Last November’s elections attest to the decline of the Left in Nepal. One could attribute its losses to the number of splits it has undergone, but this is a lazy analysis. Although splitting seems to be a factor behind the losses, it is not the real cause.

Nepal’s Communist parties are notorious for splitting. The Maoists alone have split into at least six parties since they entered the peace process in 2006. The Unified Marxist–Leninists have undergone a similar fate since the 1990s. As of now, there are at least a dozen parties in Nepal that claim to be “Communist” or at least left-wing. However, the main factor behind their decline is that these parties have been moving further away from the interests of poor and marginalized groups. Although the parties themselves claim to be left-wing, socialist, or even communists, based on their practice one can fairly say that Nepal’s Left is drifting to the right. The common people in Nepal thus view the Left increasingly negatively.

Rather than implement their constitutional mandate to restructure society and the state and make the constitution more democratic and people-centric, the left-wing parties have backtracked on this agenda. They have failed to accurately diagnose the caste- and class-based contradictions of Nepali society.
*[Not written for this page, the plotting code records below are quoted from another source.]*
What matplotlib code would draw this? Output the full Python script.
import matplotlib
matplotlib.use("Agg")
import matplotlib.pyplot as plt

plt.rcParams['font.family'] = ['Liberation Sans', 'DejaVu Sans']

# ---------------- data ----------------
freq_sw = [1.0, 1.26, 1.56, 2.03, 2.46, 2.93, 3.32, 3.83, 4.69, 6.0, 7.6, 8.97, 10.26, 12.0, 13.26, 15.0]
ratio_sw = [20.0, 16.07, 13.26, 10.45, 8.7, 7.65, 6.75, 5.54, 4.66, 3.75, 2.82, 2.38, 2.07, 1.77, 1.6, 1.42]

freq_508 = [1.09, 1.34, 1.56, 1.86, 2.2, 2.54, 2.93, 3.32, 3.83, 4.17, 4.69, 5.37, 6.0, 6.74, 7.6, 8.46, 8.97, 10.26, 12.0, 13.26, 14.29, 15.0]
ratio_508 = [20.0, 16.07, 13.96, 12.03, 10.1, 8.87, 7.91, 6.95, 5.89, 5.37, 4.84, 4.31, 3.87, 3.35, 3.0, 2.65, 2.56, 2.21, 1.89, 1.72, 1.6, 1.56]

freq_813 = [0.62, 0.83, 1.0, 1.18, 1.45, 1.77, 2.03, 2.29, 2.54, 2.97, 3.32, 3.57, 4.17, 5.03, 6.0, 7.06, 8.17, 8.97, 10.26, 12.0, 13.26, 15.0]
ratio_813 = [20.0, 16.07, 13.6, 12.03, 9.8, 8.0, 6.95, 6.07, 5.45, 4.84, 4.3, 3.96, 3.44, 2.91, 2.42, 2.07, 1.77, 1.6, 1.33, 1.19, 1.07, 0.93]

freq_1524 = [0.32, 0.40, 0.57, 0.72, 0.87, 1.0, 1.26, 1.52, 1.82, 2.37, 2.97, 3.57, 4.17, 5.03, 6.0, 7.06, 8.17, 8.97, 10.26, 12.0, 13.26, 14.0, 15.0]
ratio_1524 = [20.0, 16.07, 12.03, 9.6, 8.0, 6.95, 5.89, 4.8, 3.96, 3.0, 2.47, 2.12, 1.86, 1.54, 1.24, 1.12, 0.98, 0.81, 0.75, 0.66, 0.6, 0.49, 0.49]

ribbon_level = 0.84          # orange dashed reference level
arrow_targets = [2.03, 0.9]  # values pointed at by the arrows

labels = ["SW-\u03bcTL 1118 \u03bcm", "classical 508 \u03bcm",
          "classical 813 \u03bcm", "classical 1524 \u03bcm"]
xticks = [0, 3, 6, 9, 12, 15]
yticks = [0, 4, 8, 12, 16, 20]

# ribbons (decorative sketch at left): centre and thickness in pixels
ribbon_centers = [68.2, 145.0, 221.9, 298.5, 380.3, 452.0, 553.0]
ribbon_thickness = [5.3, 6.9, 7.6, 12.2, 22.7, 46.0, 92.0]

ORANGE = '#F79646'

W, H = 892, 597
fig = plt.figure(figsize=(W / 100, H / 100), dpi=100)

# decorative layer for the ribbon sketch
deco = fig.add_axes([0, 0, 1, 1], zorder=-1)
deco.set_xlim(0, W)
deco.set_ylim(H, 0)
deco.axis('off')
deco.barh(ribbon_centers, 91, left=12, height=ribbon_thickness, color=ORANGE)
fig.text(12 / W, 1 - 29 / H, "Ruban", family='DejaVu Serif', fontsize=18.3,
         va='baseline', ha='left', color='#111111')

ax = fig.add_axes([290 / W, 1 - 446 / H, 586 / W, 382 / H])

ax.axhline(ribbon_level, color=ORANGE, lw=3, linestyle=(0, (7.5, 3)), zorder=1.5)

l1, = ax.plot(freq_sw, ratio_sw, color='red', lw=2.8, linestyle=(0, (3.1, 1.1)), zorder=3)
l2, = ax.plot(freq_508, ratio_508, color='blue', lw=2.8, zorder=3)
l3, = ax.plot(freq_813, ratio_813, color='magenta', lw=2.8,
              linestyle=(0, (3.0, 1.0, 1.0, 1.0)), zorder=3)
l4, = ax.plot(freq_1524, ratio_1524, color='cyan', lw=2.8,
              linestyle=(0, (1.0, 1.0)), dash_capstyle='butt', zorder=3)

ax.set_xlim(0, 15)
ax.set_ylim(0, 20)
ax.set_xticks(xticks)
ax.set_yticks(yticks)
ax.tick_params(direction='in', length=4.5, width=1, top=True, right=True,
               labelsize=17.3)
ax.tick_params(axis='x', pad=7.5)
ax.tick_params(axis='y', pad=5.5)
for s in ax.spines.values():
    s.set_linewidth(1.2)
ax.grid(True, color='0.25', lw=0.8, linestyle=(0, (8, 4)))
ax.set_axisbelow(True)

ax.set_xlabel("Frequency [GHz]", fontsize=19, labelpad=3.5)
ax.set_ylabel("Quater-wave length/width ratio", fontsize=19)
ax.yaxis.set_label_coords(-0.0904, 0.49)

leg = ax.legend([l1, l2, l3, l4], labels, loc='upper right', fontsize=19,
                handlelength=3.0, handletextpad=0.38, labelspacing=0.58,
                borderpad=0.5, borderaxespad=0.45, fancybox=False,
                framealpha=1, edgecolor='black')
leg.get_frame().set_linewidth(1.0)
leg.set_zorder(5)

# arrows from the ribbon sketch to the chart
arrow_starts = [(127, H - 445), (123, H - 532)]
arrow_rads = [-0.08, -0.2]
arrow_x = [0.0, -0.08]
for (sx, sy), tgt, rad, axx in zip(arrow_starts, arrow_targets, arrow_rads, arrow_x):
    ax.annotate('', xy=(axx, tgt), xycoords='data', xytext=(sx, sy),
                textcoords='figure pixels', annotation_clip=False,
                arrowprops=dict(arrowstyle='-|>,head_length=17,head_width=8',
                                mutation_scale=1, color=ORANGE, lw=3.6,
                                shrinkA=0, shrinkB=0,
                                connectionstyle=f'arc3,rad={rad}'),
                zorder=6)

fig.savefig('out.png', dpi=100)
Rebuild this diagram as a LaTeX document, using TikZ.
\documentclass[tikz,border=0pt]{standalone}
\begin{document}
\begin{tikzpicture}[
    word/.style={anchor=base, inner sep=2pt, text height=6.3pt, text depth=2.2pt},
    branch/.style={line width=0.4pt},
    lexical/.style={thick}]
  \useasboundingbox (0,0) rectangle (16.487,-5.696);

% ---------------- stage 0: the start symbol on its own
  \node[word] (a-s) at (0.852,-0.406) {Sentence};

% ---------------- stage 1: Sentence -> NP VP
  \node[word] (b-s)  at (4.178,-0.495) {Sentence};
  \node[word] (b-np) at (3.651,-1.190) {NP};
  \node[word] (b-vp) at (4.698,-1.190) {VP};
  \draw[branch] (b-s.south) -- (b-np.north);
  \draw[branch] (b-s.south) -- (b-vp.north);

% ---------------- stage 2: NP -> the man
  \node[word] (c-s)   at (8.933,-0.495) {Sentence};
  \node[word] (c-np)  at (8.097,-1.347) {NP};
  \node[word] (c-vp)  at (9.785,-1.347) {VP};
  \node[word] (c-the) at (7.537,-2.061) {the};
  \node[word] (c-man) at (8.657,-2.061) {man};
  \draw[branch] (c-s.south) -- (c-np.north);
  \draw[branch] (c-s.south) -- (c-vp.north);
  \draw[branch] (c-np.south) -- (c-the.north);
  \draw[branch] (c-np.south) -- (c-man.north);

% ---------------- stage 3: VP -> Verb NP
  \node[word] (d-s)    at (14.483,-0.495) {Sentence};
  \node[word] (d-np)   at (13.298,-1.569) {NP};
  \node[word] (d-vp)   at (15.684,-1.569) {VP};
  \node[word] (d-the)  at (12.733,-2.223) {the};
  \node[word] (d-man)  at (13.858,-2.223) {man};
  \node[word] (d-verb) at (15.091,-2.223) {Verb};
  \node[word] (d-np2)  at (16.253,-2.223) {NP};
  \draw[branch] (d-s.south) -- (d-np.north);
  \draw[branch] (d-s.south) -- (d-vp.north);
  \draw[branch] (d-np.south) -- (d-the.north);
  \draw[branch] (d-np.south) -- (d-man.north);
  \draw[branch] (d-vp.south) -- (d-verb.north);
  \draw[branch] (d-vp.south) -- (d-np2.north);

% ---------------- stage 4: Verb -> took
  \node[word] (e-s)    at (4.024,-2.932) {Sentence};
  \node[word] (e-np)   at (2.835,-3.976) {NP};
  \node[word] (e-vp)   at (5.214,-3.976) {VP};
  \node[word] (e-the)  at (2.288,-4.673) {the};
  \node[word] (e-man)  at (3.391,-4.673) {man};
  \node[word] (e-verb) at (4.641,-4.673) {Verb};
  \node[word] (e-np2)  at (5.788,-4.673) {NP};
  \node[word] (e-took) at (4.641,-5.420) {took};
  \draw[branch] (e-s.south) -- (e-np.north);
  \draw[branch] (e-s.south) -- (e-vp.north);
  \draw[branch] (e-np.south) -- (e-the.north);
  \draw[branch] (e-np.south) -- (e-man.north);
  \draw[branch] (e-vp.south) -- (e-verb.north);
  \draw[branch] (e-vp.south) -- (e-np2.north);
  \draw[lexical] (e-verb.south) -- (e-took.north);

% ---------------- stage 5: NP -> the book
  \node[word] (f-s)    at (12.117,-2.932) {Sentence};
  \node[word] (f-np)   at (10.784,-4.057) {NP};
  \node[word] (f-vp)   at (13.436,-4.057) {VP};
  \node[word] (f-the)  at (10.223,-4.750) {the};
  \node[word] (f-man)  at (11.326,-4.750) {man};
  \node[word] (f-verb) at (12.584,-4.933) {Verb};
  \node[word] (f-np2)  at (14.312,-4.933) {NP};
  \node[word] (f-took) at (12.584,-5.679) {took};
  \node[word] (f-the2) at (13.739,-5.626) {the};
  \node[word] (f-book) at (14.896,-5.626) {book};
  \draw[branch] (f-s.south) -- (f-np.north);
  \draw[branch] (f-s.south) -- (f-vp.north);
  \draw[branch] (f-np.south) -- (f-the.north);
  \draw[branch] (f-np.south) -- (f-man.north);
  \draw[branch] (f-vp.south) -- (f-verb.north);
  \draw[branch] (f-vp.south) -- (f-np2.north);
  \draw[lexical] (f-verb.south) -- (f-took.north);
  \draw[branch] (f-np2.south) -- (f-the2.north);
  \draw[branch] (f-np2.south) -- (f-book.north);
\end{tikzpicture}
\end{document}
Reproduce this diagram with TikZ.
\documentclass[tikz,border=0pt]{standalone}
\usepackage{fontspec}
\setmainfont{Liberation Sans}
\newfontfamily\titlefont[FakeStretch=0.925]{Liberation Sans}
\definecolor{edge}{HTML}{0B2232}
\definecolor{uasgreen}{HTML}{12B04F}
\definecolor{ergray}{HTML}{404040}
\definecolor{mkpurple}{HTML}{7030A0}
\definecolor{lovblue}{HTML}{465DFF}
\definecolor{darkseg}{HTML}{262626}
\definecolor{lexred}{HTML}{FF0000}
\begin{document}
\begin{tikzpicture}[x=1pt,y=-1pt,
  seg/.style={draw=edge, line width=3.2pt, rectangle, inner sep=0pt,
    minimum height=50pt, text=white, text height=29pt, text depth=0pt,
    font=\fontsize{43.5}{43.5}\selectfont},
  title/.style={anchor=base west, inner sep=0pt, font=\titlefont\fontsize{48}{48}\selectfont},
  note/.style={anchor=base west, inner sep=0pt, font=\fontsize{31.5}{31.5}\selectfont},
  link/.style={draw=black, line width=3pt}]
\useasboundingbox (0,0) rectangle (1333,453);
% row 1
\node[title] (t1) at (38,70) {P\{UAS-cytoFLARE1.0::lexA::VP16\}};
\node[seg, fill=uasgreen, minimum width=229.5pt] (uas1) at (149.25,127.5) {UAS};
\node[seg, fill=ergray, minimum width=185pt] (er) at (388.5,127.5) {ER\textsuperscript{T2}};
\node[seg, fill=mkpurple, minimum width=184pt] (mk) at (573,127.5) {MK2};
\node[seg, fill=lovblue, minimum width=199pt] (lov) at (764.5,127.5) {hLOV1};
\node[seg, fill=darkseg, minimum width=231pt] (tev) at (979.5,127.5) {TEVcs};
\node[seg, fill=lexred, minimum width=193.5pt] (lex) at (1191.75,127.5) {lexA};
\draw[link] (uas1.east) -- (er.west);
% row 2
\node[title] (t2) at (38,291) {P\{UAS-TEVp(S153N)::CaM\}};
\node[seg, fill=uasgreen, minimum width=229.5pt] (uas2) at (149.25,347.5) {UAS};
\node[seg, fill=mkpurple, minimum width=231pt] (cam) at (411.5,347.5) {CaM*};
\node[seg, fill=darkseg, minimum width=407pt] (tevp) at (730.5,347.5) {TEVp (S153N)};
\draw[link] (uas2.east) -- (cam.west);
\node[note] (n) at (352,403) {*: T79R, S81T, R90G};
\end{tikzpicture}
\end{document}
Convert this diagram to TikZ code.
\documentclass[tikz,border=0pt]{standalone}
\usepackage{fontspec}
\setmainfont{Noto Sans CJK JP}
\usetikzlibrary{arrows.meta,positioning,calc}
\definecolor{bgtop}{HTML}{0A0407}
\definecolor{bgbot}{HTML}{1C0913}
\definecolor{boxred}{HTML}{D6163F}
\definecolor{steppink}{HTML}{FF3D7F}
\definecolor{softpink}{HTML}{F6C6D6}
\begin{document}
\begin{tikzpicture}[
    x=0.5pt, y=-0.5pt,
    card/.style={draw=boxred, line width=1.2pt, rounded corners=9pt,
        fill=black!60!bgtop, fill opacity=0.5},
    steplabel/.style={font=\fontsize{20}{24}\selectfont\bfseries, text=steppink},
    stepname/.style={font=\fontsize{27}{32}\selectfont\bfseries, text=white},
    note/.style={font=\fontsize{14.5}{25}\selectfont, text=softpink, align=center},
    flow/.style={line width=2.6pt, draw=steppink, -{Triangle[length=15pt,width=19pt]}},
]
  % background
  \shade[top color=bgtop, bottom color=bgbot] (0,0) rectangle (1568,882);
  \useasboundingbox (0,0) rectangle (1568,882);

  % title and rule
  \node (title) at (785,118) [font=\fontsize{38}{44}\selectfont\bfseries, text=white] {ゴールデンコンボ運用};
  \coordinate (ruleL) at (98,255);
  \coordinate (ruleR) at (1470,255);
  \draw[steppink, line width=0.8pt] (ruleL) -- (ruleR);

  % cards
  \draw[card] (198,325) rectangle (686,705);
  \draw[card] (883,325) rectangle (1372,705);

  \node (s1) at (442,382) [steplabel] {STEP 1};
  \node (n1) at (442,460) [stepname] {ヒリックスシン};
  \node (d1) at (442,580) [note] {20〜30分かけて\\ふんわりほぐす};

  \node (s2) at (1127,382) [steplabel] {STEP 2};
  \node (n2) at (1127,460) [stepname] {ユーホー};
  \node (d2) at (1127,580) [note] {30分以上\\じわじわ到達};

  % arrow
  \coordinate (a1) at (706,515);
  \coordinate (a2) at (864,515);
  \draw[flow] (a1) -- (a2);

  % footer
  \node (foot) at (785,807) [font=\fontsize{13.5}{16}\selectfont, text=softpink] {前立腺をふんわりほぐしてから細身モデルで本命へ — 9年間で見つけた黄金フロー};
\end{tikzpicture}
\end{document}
As a result, the hopes of revolutionizing Nepali society that many once associated with these parties have disappeared from the horizon.

Despite the Nepali Left’s increasingly right-wing ideology and practice, it still manages to win a significant amount of the vote — roughly 43 percent. There are many reasons for this, but one thing is clear: it is not the left-wing parties’ socialist ideology and practice that attracted these votes, but their accommodation to nationalism and Hindutva.

The November elections created fertile ground for the resurgence of highly regressive and right-wing politics. The ruling class in Nepal is unhappy with even small changes and intent on reversing them. Such a reversal already began under the “left-wing” government formed after the merging of the Unified Marxist–Leninists and the Maoists. Thus, we can only expect it to accelerate now that parliament is dominated by right-wing parties

That said, just because Nepal’s social and political conflicts have subsided in recent years does not mean that the underlying problems have been addressed or that people are not angry and frustrated at the state. Resistance from marginalized groups and the poor has been quieter, but not because the state has been more just or equitable towards them, but rather because political parties have co-opted leaders and activists on the one hand, while crushing dissent on the other. All the while, the state has grown even more exclusionary, backtracking on the gains made over the last two decades at an unprecedented level.